Today is Black Country Day – 10 things you didn’t know about the Black Country.

  1. First of all, where is it? The short answer is an area within the West Midlands of England. It’s sometimes said that no two people in the Black Country can agree on where its boundaries are but it commonly refers to the region that includes Dudley, Sandwell, Walsall, Wolverhampton, Stourbridge and West Bromwich.
  2. Why Black Country? There are two possible explanations. One is that it is because of the South Staffordshire coal seam - also known as "the 30ft seam" - said to be the thickest layer of coal in Britain. It comes to the surface in this area, making the soil black.
  3. The other is down to the area’s industrial heritage. It has a long history of metalworking, dating back to the English Civil War, when weapons for the Royalists were produced there. During the Industrial Revolution, it became one of the most industrialised parts of the UK, with coal, metal and glass among the commodities produced there. These activities caused a lot of air pollution. It was observed by several writers at the time that the area was covered in soot and smoke by day and glowed red with fires from the plants and factories by night.

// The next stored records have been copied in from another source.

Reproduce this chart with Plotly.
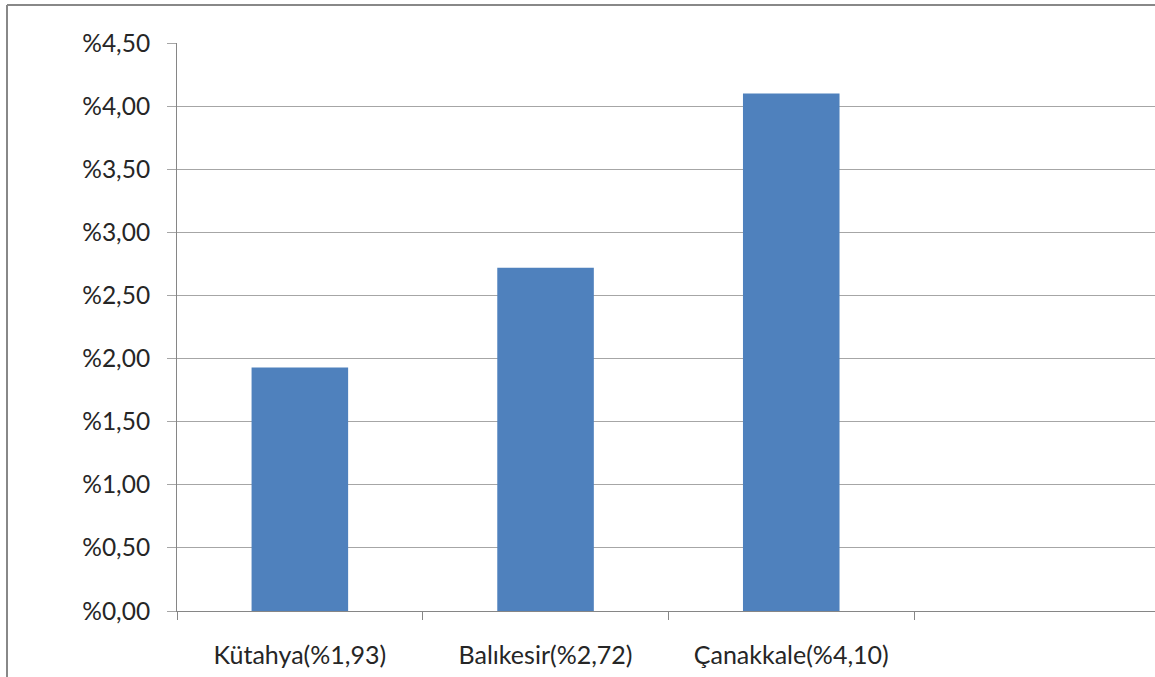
import plotly.graph_objects as go

categories = ["Kütahya(%1,93)", "Balıkesir(%2,72)", "Çanakkale(%4,10)", " "]
values = [1.93, 2.72, 4.10, None]
y_tickvals = [0, 0.5, 1.0, 1.5, 2.0, 2.5, 3.0, 3.5, 4.0, 4.5]
y_ticktext = ["%0,00", "%0,50", "%1,00", "%1,50", "%2,00", "%2,50", "%3,00", "%3,50", "%4,00", "%4,50"]

W, H = 1155, 677
L, R, T, B = 177, 0, 43, 66
pw, ph = W - L - R, H - T - B

def px_x(p):
    return (p - L) / pw

def px_y(p):
    return (H - B - p) / ph

fig = go.Figure()
fig.add_trace(go.Bar(
    x=categories, y=values,
    marker=dict(color="#4F81BD", line=dict(width=0)),
    width=0.393,
))

font_family = "Lato, 'Open Sans', sans-serif"

fig.update_layout(
    width=W, height=H,
    margin=dict(l=L, r=R, t=T, b=B, pad=0),
    paper_bgcolor="white", plot_bgcolor="white",
    showlegend=False,
    font=dict(family=font_family, size=24, color="#262626"),
)
fig.update_xaxes(
    type="category",
    range=[-0.5, -0.5 + pw / 245.7],
    tickson="boundaries",
    ticks="outside", ticklen=8, tickcolor="#868686", tickwidth=1,
    showline=True, linecolor="#868686", linewidth=1,
    showgrid=False, zeroline=False,
    tickfont=dict(size=25, color="#262626"),
    ticklabelstandoff=22,
    fixedrange=True,
)
fig.update_yaxes(
    range=[0, 4.5],
    tickvals=y_tickvals, ticktext=y_ticktext,
    ticks="outside", ticklen=9, tickcolor="#A6A6A6", tickwidth=1,
    showline=True, linecolor="#868686", linewidth=1,
    showgrid=True, gridcolor="#A6A6A6", gridwidth=1,
    zeroline=False,
    tickfont=dict(size=24.5, color="#262626"),
    ticklabelstandoff=12,
    fixedrange=True,
)

# outer chart frame (top and left edges)
fig.add_shape(type="line", xref="paper", yref="paper",
              x0=px_x(7), x1=px_x(W + 5), y0=px_y(5), y1=px_y(5),
              line=dict(color="#888888", width=2))
fig.add_shape(type="line", xref="paper", yref="paper",
              x0=px_x(7), x1=px_x(7), y0=px_y(5), y1=px_y(H + 5),
              line=dict(color="#888888", width=2))

fig.write_html("out.html")
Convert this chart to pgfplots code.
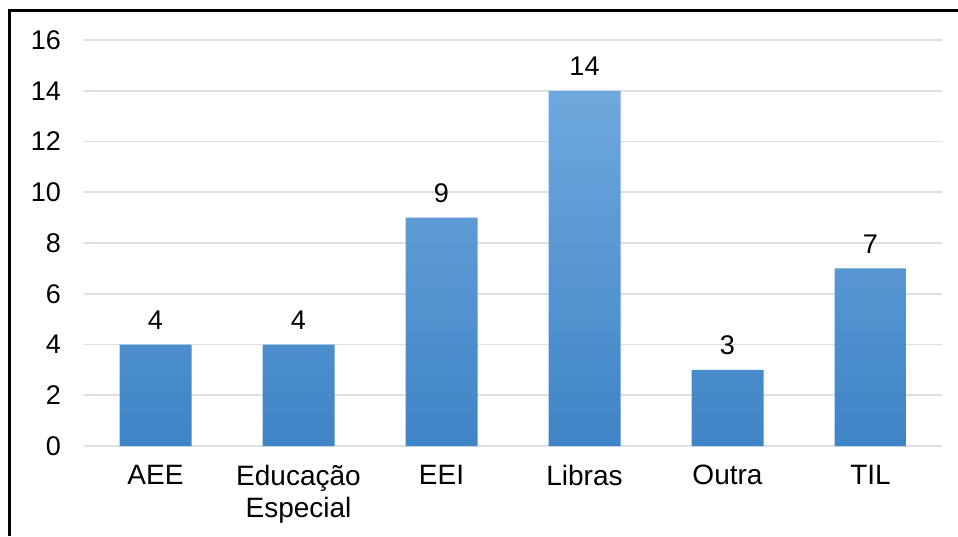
\documentclass[border=0pt]{standalone}
\usepackage{fontspec}
\setmainfont{Liberation Sans}
\usepackage{pgfplots}
\pgfplotsset{compat=1.18}

\definecolor{gridgray}{HTML}{DCDFE6}
\definecolor{bartop}{HTML}{6FA8DD}
\definecolor{barmid}{HTML}{589AD7}
\definecolor{barbot}{HTML}{3F84C6}

\begin{document}
\begin{tikzpicture}
\useasboundingbox (-42pt,-45pt) rectangle (437pt,223pt);
\begin{axis}[
    at={(0,0)}, anchor=south west,
    scale only axis, width=429pt, height=203pt,
    ybar, bar width=36pt,
    xmin=-0.5, xmax=5.5, ymin=0, ymax=16,
    xtick=data,
    xticklabels={AEE, {Educação\\Especial}, EEI, Libras, Outra, TIL},
    x tick label style={align=center, font=\fontsize{14}{16}\selectfont, yshift=-6pt},
    ytick={0,2,...,16},
    y tick label style={font=\fontsize{13.5}{15}\selectfont, xshift=-8pt},
    /pgf/number format/assume math mode=true,
    major tick length=0pt,
    axis line style={draw=none},
    ymajorgrids, major grid style={gridgray, line width=0.8pt},
    nodes near coords,
    every node near coord/.append style={font=\fontsize{13.5}{15}\selectfont, yshift=4pt},
    clip=false,
]
\addplot[draw=none, top color=bartop, middle color=barmid, bottom color=barbot, shading=axis]
    coordinates {(0,4) (1,4) (2,9) (3,14) (4,3) (5,7)};
\end{axis}
\draw[line width=1.5pt] (-37pt,-45pt) -- (-37pt,217.5pt) -- (437pt,217.5pt);
\end{tikzpicture}
\end{document}
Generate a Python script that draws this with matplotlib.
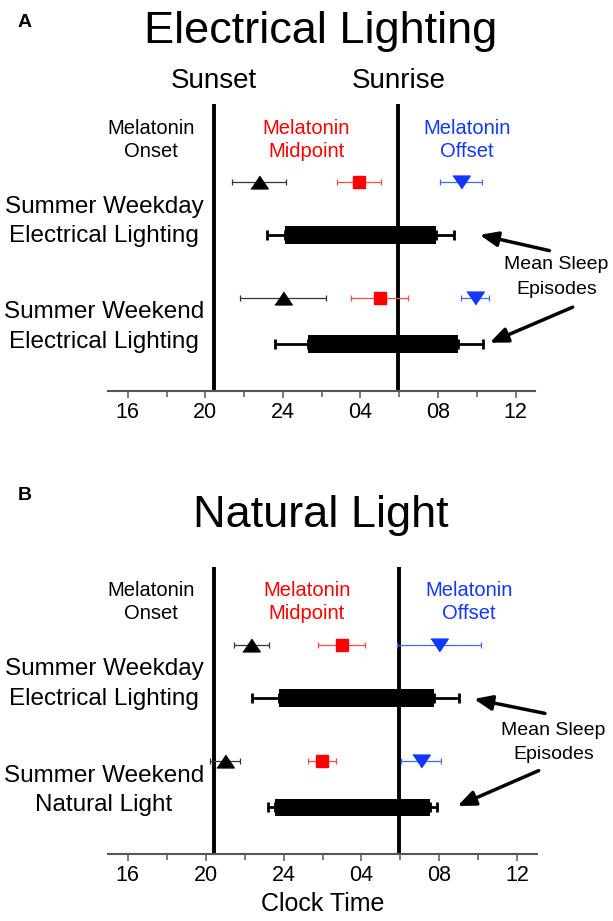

  4. Queen Victoria is said to have closed her carriage curtains when travelling through the Black Country as she was so offended by the sight of the industrial landscape.
  5. All that polluting industry may be gone now, but a sense of shared history and tradition in the area has kept the term in use. This has extended to the Black country having its own tartan and a flag, designed by Gracie Sheppard of Redhill School in Stourbridge and registered with the Flag Institute in July 2012. The flag background is black and Red, with chains in the foreground representing a typical product manufactured in the area (The anchors and chains for the Titanic were manufactured at Netherton in the Black Country). The central White area represents a glass cone, a symbol of the region's glass-making heritage since 1790. The flag has not been without its controversies. A former local MP objected to the flag because the images and colours were suggestive of slavery.
  6. The Black country may well have been the inspiration for Mordor in JRR Tolkien’s Lord of the Rings. Tolkien grew up in the West Midlands. The word “Mordor” itself is from the Elvish Sindarin language, and translates into English as “Dark, or Black, Land”. It has even been suggested that Bilbo Baggins was named after a Black Country Politician called Mayor Ben Bilboe of Bilston, although there’s little firm evidence that this is the case.
  7. Charles Dickens wrote about the Black Country, too, in his 1841 novel The Old Curiosity Shop. In it, he described how the factory chimneys "Poured out their plague of smoke, obscured the light, and made foul the melancholy air".
  8. Famous people from the area include comedians Jasper Carrott, Frank Skinner and Lenny Henry and also Beverley Knight, Noddy Holder, Julie Walters and Robert Plant.
  9. A nickname for Black Country natives is Yam Yams, because they say ‘yow am’ or ‘yow’m’ (meaning you am, you are). Other words from Black Country dialect include baynt (am not, from ‘be not’), bibble (pebble), blarting (crying), bobowler (large moth), bostin (brilliant), cantin (gossiping), clarnet (fool) and gobiron (harmonica).
  10. Black Country Day was originally celebrated in March, but was later moved to 14 July to commemorate the invention of the Newcomen beam engine in 1712. This was the earliest documented working steam engine, built near Dudley and used to pump water from coal mines belonging to Lord Dudley.